IZD: You Fed Us to the Roses (Robot Dinosaur Press, 2022) is your debut short story collection. How did you go about selecting and sequencing that? Did you see any of your works in a different light when you went back to them? Most crucially, is it an awesome Radiohead mixtape?
CSG: I primarily write contemporary dark fantasy and horror, so I first focused on those stories and threw out, say, the odd sf story or second world fantasy or noir. Then I narrowed down by focusing on those tropes and themes I mentioned before, trying to make the collection as cohesive (but hopefully not repetitive) as possible. I had an especially fun time deciding the order of the stories. I very much thought of it like making a mix CD, which I used to do a fair amount.
And yes, I like to think it’s a decent Radiohead mix! Hail to the Thief and A Moon Shaped Pool are definitely the most represented albums, if those happen to be your jam. But there are always Radiohead songs I’m surprised I don’t have a story for yet. I definitely need to write something for ‘Paranoid Android’ and ‘A Wolf at the Door (It Girl. Rag Doll)’ for sure. Also ‘The Butcher’. Also ‘Talk Show Host.”
IZD: What is the question that you always wish you’ll be asked, but never are? What’s your answer?

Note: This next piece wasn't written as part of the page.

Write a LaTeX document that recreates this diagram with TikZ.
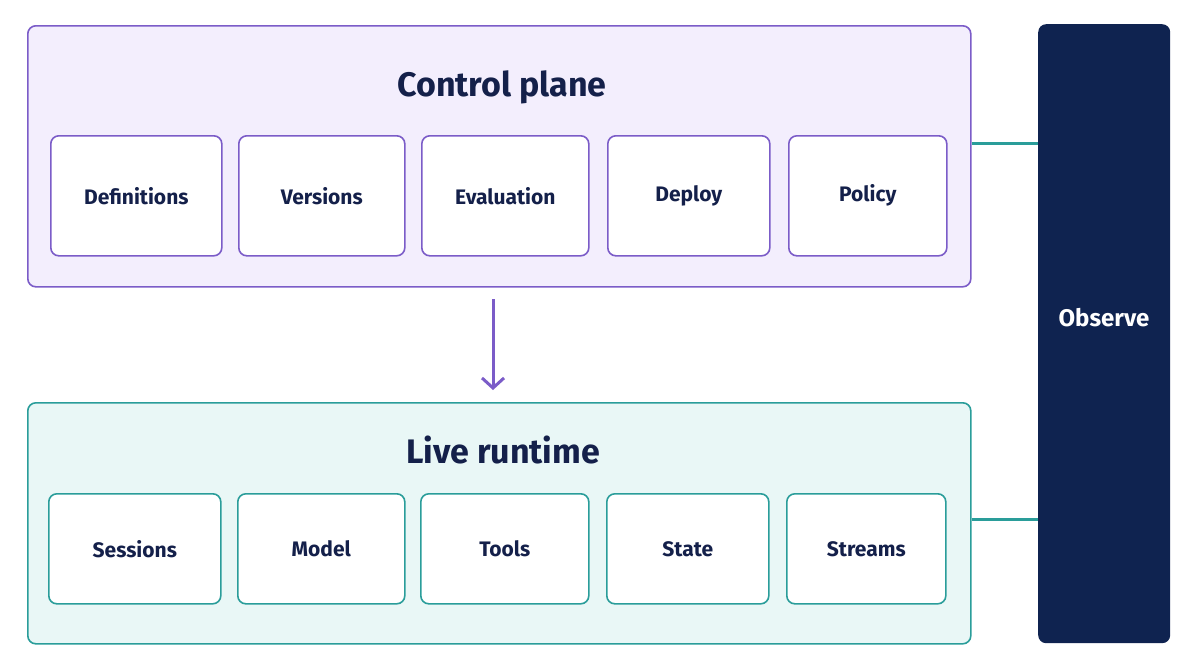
\documentclass[tikz,border=0pt]{standalone}
\usepackage{fontspec}
\setmainfont{Fira Sans}
\usetikzlibrary{arrows.meta}
\definecolor{navy}{HTML}{14204A}
\definecolor{obs}{HTML}{0F2350}
\definecolor{pur}{HTML}{7B5CC8}
\definecolor{purf}{HTML}{F3EEFD}
\definecolor{tea}{HTML}{2A9D9A}
\definecolor{teaf}{HTML}{E9F7F6}
\begin{document}
\begin{tikzpicture}[x=1pt,y=-1pt,
  panel/.style={draw=#1,line width=1.6pt,rounded corners=8pt},
  item/.style={draw=#1,fill=white,line width=1.6pt,rounded corners=8pt,inner sep=0pt,font=\bfseries\fontsize{21}{24}\selectfont,text=navy},
  ttl/.style={font=\bfseries\fontsize{34}{38}\selectfont,text=navy}]
\useasboundingbox (0,0) rectangle (1200,672);
\node[panel=pur,fill=purf,minimum width=943pt,minimum height=261pt,anchor=north west] (cp) at (27,25) {};
\node[ttl] (cpt) at (502,87) {Control plane};
\foreach \n/\a/\b/\t in {d/50/221/Definitions,v/238/404/Versions,e/421/588/Evaluation,p/607/769/Deploy,o/788/946/Policy}
  \node[item=pur,minimum width={\b-\a},minimum height=120pt,anchor=north west] (\n) at (\a,135) {\t};
\node[panel=tea,fill=teaf,minimum width=943pt,minimum height=241pt,anchor=north west] (lr) at (27,402) {};
\node[ttl] (lrt) at (503,450) {Live runtime};
\foreach \n/\a/\b/\t in {s/48/220/Sessions,m/237/404/Model,t/420/588/Tools,st/606/768/State,sr/786/945/Streams}
  \node[item=tea,minimum width={\b-\a},minimum height=110pt,anchor=north west] (\n) at (\a,493) {\t};
\node[fill=obs,rounded corners=8pt,minimum width=132pt,minimum height=619pt,anchor=north west] (ob) at (1038,24) {};
\node[text=white,font=\bfseries\fontsize{24}{28}\selectfont] (obt) at (1104,318) {Observe};
\coordinate (a1) at (493,299);
\coordinate (a2) at (493,390);
\draw[pur,line width=3pt,-{Straight Barb[length=10pt,width=22pt,line width=3pt]}] (a1) -- (a2);
\draw[tea,line width=3pt] (cp.east |- 0,143) -- (ob.west |- 0,143);
\draw[tea,line width=3pt] (lr.east |- 0,519) -- (ob.west |- 0,519);
\end{tikzpicture}
\end{document}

CSG: Oh, that’s difficult. Hm. I get asked about the Radiohead thing a lot for obvious reasons, but I don’t usually get asked about other music I Iike or that I’m currently listening to. My Recently Added playlist, for instance, is somewhat…eclectic. It’s a mix of bouncy Eurovision bops, a bunch of great instrumentals from The Crowned Clown and Nobody Knows, a few classical pieces, some pop and alternative songs I found while watching Beyond Evil fanvids, the theme song for A Black Lady Sketch Show (Season 3), and the score from Six on Broadway. I like to think it’s a delightfully weird little mix, myself.